Skier’s Thumb: When Is it an Emergency?
Skier’s thumb is a common winter sports injury that happens when the thumb is bent backward or the ligament is torn. Most cases aren’t an emergency situation; however, if it is an open wound, seek medical care immediately, Andrew Markiewitz MD, a hand surgeon with the TriHealth Hand Surgery Specialists, explains.
How Long Can I Wait for Medical Attention?
On the other hand, when you don’t have an open injury, but are experiencing symptoms like instability, weakness or pain when you try to grip, you should have it checked by a doctor within a week. If you wait longer than two or three weeks to get your injury assessed, the injury may not be repairable and could require reconstructive surgery.
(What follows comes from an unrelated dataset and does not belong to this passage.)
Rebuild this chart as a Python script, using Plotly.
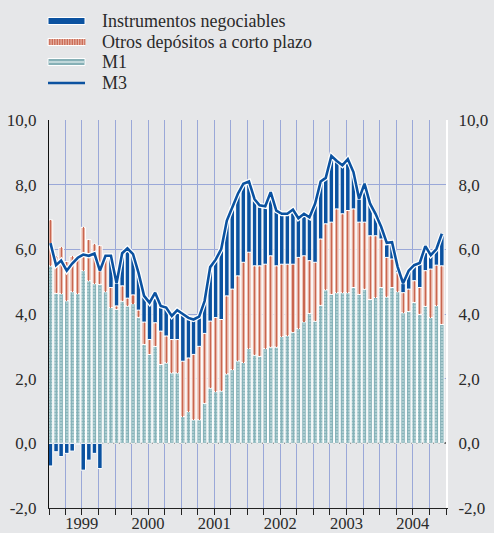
import numpy as np
import pandas as pd
import plotly.graph_objects as go

# ---------------- data (annual % change contributions, monthly 1999-2004) -------------
months = pd.date_range("1999-01-01", periods=72, freq="MS")

m1 = [5.49, 4.64, 4.63, 4.41, 4.69, 4.63, 5.34, 5.03, 4.94, 4.92, 4.69, 4.20,
      4.15, 4.40, 4.25, 4.32, 3.90, 3.06, 2.75, 3.00, 2.44, 2.49, 2.18, 2.18,
      0.83, 0.98, 0.73, 0.73, 1.24, 1.71, 1.60, 1.62, 2.15, 2.28, 2.55, 2.50,
      2.93, 2.73, 2.69, 2.93, 2.98, 2.98, 3.30, 3.33, 3.44, 3.55, 3.76, 4.02,
      3.78, 4.27, 4.75, 4.61, 4.66, 4.66, 4.66, 4.82, 4.61, 4.77, 4.45, 4.51,
      4.82, 4.53, 4.82, 4.69, 4.04, 4.08, 4.36, 3.99, 4.24, 3.89, 4.26, 3.68]

otros = [1.42, 1.14, 1.43, 1.21, 1.09, 1.12, 1.34, 1.27, 1.22, 1.19, 0.99, 0.62,
         0.10, 0.47, 0.24, 0.27, 0.22, 0.69, 0.46, 0.73, 1.03, 0.83, 1.03, 1.03,
         1.71, 1.66, 2.02, 2.27, 2.16, 2.07, 2.29, 2.21, 2.41, 2.49, 2.63, 3.10,
         2.98, 2.76, 2.80, 2.61, 2.82, 2.51, 2.24, 2.21, 2.10, 2.20, 2.04, 1.63,
         1.82, 2.05, 2.04, 2.23, 2.59, 2.44, 2.54, 2.43, 2.23, 2.07, 1.97, 1.91,
         1.50, 1.22, 0.88, 0.59, 0.62, 0.69, 0.67, 0.83, 1.10, 1.50, 1.25, 1.81]

instr = [-0.70, -0.26, -0.41, -0.31, -0.24, -0.03, -0.83, -0.52, -0.31, -0.78, 0.12, 0.98,
         0.70, 1.01, 1.54, 1.26, 1.16, 0.81, 1.14, 0.93, 0.78, 0.88, 0.73, 0.91,
         1.46, 1.24, 1.08, 0.92, 1.00, 1.67, 1.79, 2.18, 2.33, 2.54, 2.54, 2.43,
         2.19, 2.06, 1.87, 1.79, 1.97, 1.71, 1.56, 1.56, 1.69, 1.21, 1.30, 1.34,
         1.81, 1.78, 1.42, 2.05, 1.48, 1.50, 1.59, 1.14, 0.72, 1.19, 0.99, 0.68,
         0.38, 0.45, 0.52, 0.18, 0.29, 0.57, 0.48, 0.76, 0.76, 0.43, 0.50, 0.99]

m3 = [6.19, 5.51, 5.65, 5.34, 5.56, 5.74, 5.84, 5.80, 5.87, 5.34, 5.80, 5.80,
      4.95, 5.88, 6.03, 5.85, 5.28, 4.56, 4.35, 4.66, 4.25, 4.20, 3.94, 4.12,
      4.00, 3.88, 3.83, 3.92, 4.40, 5.45, 5.68, 6.01, 6.89, 7.31, 7.72, 8.03,
      8.10, 7.55, 7.36, 7.33, 7.77, 7.20, 7.10, 7.10, 7.23, 6.96, 7.10, 6.99,
      7.41, 8.10, 8.21, 8.89, 8.73, 8.60, 8.79, 8.39, 7.56, 8.03, 7.41, 7.10,
      6.70, 6.20, 6.22, 5.46, 4.95, 5.34, 5.51, 5.58, 6.10, 5.82, 6.01, 6.48]

years = ["1999", "2000", "2001", "2002", "2003", "2004"]
y_ticks = [-2, 0, 2, 4, 6, 8, 10]
y_tick_labels = ["-2,0", "0,0", "2,0", "4,0", "6,0", "8,0", "10,0"]

names = ["Instrumentos negociables", "Otros depósitos a corto plazo", "M1", "M3"]

# ---------------- styling ----------------
W, H = 494, 533
ML, MR, MT, MB = 49, 48, 120, 25
PW, PH = W - ML - MR, H - MT - MB

BG = "#e6e7e9"
BLUE = "#0b52a0"
SALMON = "#e6b1a3"
SALMON_DARK = "#c9664f"
TEAL_BG = "#a9cbcf"
TEAL_FG = "#5f96a0"
GRID = "#9aa8d8"
TXT = "#2a2a2a"
FONT = "Liberation Serif"

m1_a = np.array(m1)
otros_a = np.array(otros)
instr_a = np.array(instr)
base_instr = np.where(instr_a >= 0, m1_a + otros_a, 0.0)

x = months + pd.Timedelta(days=8)
day = 86400000
w_bar = 25 * day
w_stripe = 6 * day

fig = go.Figure()

fig.add_trace(go.Bar(
    x=x, y=m1, base=0, width=w_bar, name=names[2], hoverinfo="skip",
    marker=dict(color=TEAL_BG, line=dict(color="white", width=1),
                pattern=dict(shape="+", fgcolor=TEAL_FG, bgcolor=TEAL_BG,
                             size=3, solidity=0.5)),
))
fig.add_trace(go.Bar(
    x=x, y=otros, base=m1, width=w_bar, name=names[1], hoverinfo="skip",
    marker=dict(color=SALMON, line=dict(color="white", width=1)),
))
fig.add_trace(go.Bar(
    x=x, y=otros, base=m1, width=w_stripe, name=names[1], hoverinfo="skip",
    marker=dict(color=SALMON_DARK, line=dict(width=0)),
))
fig.add_trace(go.Bar(
    x=x, y=instr, base=base_instr, width=w_bar, name=names[0], hoverinfo="skip",
    marker=dict(color=BLUE, line=dict(color="white", width=1)),
))
# M3 line with white halo
fig.add_trace(go.Scatter(
    x=x, y=m3, mode="lines", name=names[3], hoverinfo="skip",
    line=dict(color="white", width=5),
))
fig.add_trace(go.Scatter(
    x=x, y=m3, mode="lines", name=names[3], hoverinfo="skip",
    line=dict(color=BLUE, width=2.6),
))

# invisible trace for right axis
fig.add_trace(go.Scatter(x=[x[0]], y=[0], yaxis="y2", mode="markers",
                         marker=dict(opacity=0), hoverinfo="skip"))


# ---------------- custom legend (pixel layout -> paper coords) ----------------
def px(xp):
    return (xp - ML) / PW


def py(yp):
    return (H - MB - yp) / PH


shapes = []
annotations = []
row_y = [21, 42, 62, 83]
sx0, sx1 = 48, 85
for i, (nm, yy) in enumerate(zip(names, row_y)):
    annotations.append(dict(
        text=nm, x=px(100), y=py(yy), xref="paper", yref="paper",
        xanchor="left", yanchor="middle", showarrow=False,
        font=dict(family=FONT, size=18, color=TXT),
    ))
    if i == 0:
        shapes.append(dict(type="rect", xref="paper", yref="paper",
                           x0=px(sx0), x1=px(sx1), y0=py(yy + 3.5), y1=py(yy - 3.5),
                           fillcolor=BLUE, line=dict(color="white", width=1)))
    elif i == 1:
        shapes.append(dict(type="rect", xref="paper", yref="paper",
                           x0=px(sx0), x1=px(sx1), y0=py(yy + 3.5), y1=py(yy - 3.5),
                           fillcolor=SALMON, line=dict(color="white", width=1)))
        for k in range(15):
            xs = sx0 + 1.8 + k * 2.5
            shapes.append(dict(type="line", xref="paper", yref="paper",
                               x0=px(xs), x1=px(xs), y0=py(yy + 3), y1=py(yy - 3),
                               line=dict(color=SALMON_DARK, width=1.2)))
    elif i == 2:
        shapes.append(dict(type="rect", xref="paper", yref="paper",
                           x0=px(sx0), x1=px(sx1), y0=py(yy + 3.5), y1=py(yy - 3.5),
                           fillcolor="#86b0b6", line=dict(color="white", width=1)))
        shapes.append(dict(type="line", xref="paper", yref="paper",
                           x0=px(sx0 + 1), x1=px(sx1 - 1), y0=py(yy), y1=py(yy),
                           line=dict(color="#d3e4e6", width=1.5)))
    else:
        shapes.append(dict(type="line", xref="paper", yref="paper",
                           x0=px(sx0), x1=px(sx1), y0=py(yy), y1=py(yy),
                           line=dict(color=BLUE, width=2.5)))

start = pd.Timestamp("1999-01-01")
end = pd.Timestamp("2005-01-01")
quarters = pd.date_range(start, end, freq="QS")
year_mid = [pd.Timestamp(f"{y}-07-01") for y in years]

fig.update_layout(
    width=W, height=H,
    margin=dict(l=ML, r=MR, t=MT, b=MB, autoexpand=False),
    paper_bgcolor=BG, plot_bgcolor=BG,
    barmode="overlay", bargap=0,
    font=dict(family=FONT, size=17, color=TXT),
    showlegend=False,
    hovermode=False,
    shapes=shapes,
    annotations=annotations,
    xaxis=dict(
        type="date", range=[start, end],
        tickmode="array", tickvals=year_mid, ticktext=years,
        ticks="", showgrid=False, zeroline=False,
        showline=True, linecolor="#222", linewidth=1,
        ticklabelstandoff=0, tickangle=0,
        tickfont=dict(family=FONT, size=16.5, color=TXT),
        minor=dict(tickmode="array", tickvals=list(quarters), ticks="outside",
                   ticklen=6, tickcolor="#222", tickwidth=1,
                   showgrid=True, gridcolor=GRID, gridwidth=1),
    ),
    yaxis=dict(
        range=[-2, 10], tickmode="array", tickvals=y_ticks, ticktext=y_tick_labels,
        showgrid=True, gridcolor=GRID, gridwidth=1,
        zeroline=True, zerolinecolor="#6b6b6b", zerolinewidth=2,
        showline=True, linecolor="#111", linewidth=1,
        ticks="", ticklabelstandoff=8,
    ),
    yaxis2=dict(
        range=[-2, 10], overlaying="y", side="right",
        tickmode="array", tickvals=y_ticks, ticktext=y_tick_labels,
        showgrid=False, zeroline=False,
        showline=True, linecolor="white", linewidth=2,
        ticks="", ticklabelstandoff=7,
    ),
)

fig.write_html(
    "out.html",
    config={"displayModeBar": False, "staticPlot": True},
    post_script="document.body.style.margin='0px';document.body.style.padding='0px';"
                "document.body.style.background='" + BG + "';",
)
“I always tell my patients … come in, let me look at it and then I can make a quick call on what to do next,” Dr. Markiewitz says.
Treatment options typically include:
- Stretching exercises (mild injuries)
- A splint or cast (ligaments are partially torn)
- Surgery (ligaments are completely torn)
Dr. Markiewitz has actually had a few patients who waited decades to seek treatment, because, for the most part, the injury hasn’t caused much discomfort or problems. “If they’ve waited years and years, then they might have arthritis at that knuckle or joint,” he explains. “In this case, reconstruction is not an option and fusion is probably the better choice.”